Topics…varied.
Money, as you can see from my post. That was very much me believing young adults should either earn their own and if they don't they can't have.
At times we had discussed that I would carry on with ‘my way’ with my own, and he with his.
DP would cover up the fact that he was giving money. Often it would come up in conversation by his DC’s and I would challenge DP everytime, saying I wasn't prepared to be lied to.
Many tough conversations.
I think he felt he was in the middle of my expectations and what his DC’s had always expected.
It changed through tough conversations, including me talking about my views to his DC’s. DP also realised he was being taken for a fool when one of his was borrowing money each month, yet had bought a private number plate for his car!
Being tidy. Rules for all DC’s about the shared areas and their own bedrooms. My children were messy too. New rules were agreed for all.
Helping with household jobs. Mine did, except for one, his didn't. Again, clear conversation, rules and accountability for everyone.
I did find it really hard, initially, to hold his DC’s to account. Mine were always pulled into line. I would remind DP and expect him to do it. That has improved overtime.

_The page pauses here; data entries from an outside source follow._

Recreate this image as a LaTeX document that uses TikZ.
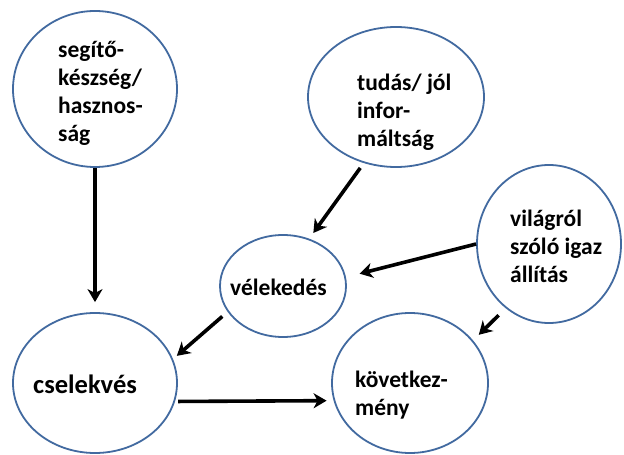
\documentclass[tikz,border=0pt]{standalone}
\usepackage{fontspec}
\setmainfont{Carlito}
\usetikzlibrary{shapes.geometric,arrows.meta}
\definecolor{ringblue}{RGB}{66,106,160}
\tikzset{
  ring/.style={draw=ringblue,line width=1.8bp,ellipse,inner sep=0pt,fill=white},
  lbl/.style={anchor=west,align=left,inner sep=0pt,font=\bfseries\fontsize{23.5bp}{28bp}\selectfont},
  conn/.style={line width=3.6bp,draw=black,-{Stealth[length=13bp,width=15bp,inset=4bp]}}
}
\begin{document}
\begin{tikzpicture}[x=1bp,y=-1bp]
\useasboundingbox (0,0) rectangle (624,455);
\fill[white] (0,0) rectangle (624,455);
% circles
\node[ring,minimum width=164bp,minimum height=156bp] (seg) at (95,89) {};
\node[ring,minimum width=176bp,minimum height=140bp] (tud) at (396,97) {};
\node[ring,minimum width=144bp,minimum height=158bp] (vil) at (549,244) {};
\node[ring,minimum width=126bp,minimum height=102bp] (vel) at (283,286) {};
\node[ring,minimum width=164bp,minimum height=140bp] (csel) at (95,383) {};
\node[ring,minimum width=156bp,minimum height=140bp] (kov) at (410,383) {};
% labels
\node[lbl] (tseg) at (58,93) {segítő-\\készség/\\hasznos-\\ság};
\node[lbl] (ttud) at (357,112) {tudás/ jól\\infor-\\máltság};
\node[lbl] (tvil) at (510,246) {világról\\szóló igaz\\állítás};
\node[lbl] (tvel) at (230,287) {vélekedés};
\node[lbl,font=\bfseries\fontsize{26.5bp}{30bp}\selectfont] (tcsel) at (33,384) {cselekvés};
\node[lbl] (tkov) at (355,395) {következ-\\mény};
% connectors
\draw[conn,shorten >=10bp] (seg.south) -- (csel.north);
\draw[conn,shorten <=6bp,shorten >=7bp] (tud.244) -- (vel.61);
\draw[conn,shorten >=14bp] (vil.west) -- (vel.8);
\draw[conn,shorten <=7bp,shorten >=5bp] (vel.205) -- (csel.17);
\draw[conn,shorten <=10bp,shorten >=8bp] (vil.236) -- (kov.34);
\draw[conn,shorten <=3bp,shorten >=7bp] (csel.347) -- (kov.193);
\end{tikzpicture}
\end{document}
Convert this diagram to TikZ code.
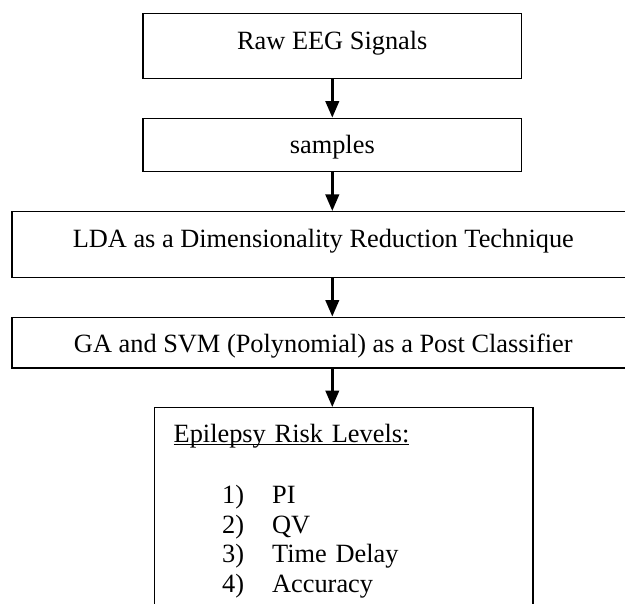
\documentclass[tikz,border=0pt]{standalone}
\usepackage{fontspec}
\setmainfont{Liberation Serif}
\usepackage{tikz}
\usetikzlibrary{positioning,arrows.meta}

\newcommand{\risklevel}[2]{\hspace*{0.97cm}\makebox[1.0cm][l]{#1}#2}
\newcommand{\riskhead}[1]{\underline{\smash{#1}}}

\begin{document}
\begin{tikzpicture}[
  box/.style={draw, line width=0.8pt, align=center, font=\fontsize{15}{16.8}\selectfont, inner xsep=4pt, inner ysep=0pt, text height=0.712cm},
  smallbox/.style={box, minimum width=7.57cm},
  widebox/.style={box, minimum width=12.45cm},
  riskbox/.style={draw, line width=0.8pt, align=left, font=\fontsize{15}{16.8}\selectfont, text width=6.8cm, inner xsep=0.386cm, inner ysep=0pt},
  arr/.style={-{Triangle[length=0.33cm, width=0.27cm]}, line width=1.4pt}
]
\useasboundingbox (0,0) rectangle (12.5,-12.06);

\node[smallbox, text depth=0.588cm, anchor=north] (n1) at (6.646,-0.254) {Raw EEG Signals};
\node[smallbox, text depth=0.356cm, below=0.77cm of n1] (n2) {samples};
\node[widebox, text depth=0.602cm, below=0.77cm of n2, xshift=-0.18cm] (n3) {LDA as a Dimensionality Reduction Technique};
\node[widebox, text depth=0.3cm, below=0.77cm of n3] (n4) {GA and SVM (Polynomial) as a Post Classifier};
\node[riskbox, below=0.77cm of n4, xshift=0.407cm] (n5) {\rule{0pt}{0.686cm}\riskhead{Epilepsy Risk Levels:}\rule[-0.15cm]{0pt}{1pt}\\[0.647cm]
  \risklevel{1)}{PI}\\
  \risklevel{2)}{QV}\\
  \risklevel{3)}{Time Delay}\\
  \risklevel{4)}{Accuracy}\rule[-1cm]{0pt}{1pt}};

\draw[arr] (n1) -- (n2);
\draw[arr] (n2) -- (n3.north -| n2);
\draw[arr] (n3.south -| n2) -- (n4.north -| n2);
\draw[arr] (n4.south -| n2) -- (n5.north -| n2);
\end{tikzpicture}
\end{document}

Other annoyances. His DC’s and one of mine are avid TV/screen watchers, especially youtube - I hate the constant noise but we compromise. Time for me to be elsewhere in peace or perhaps expectations that we all go out for a walk, or the more active go out.
Planning ahead for the more stressful times worked. I hate family gatherings, including the GP’s where we all sit hour after hour, so I plan a meal out, a walk or a visit to do something so that we avoid the sitting. Being active and busy is easier.
I was a teacher, and maybe that impacts. I find I can be really objective about my own children too and not always feel that DP and his children were always the ones in the wrong.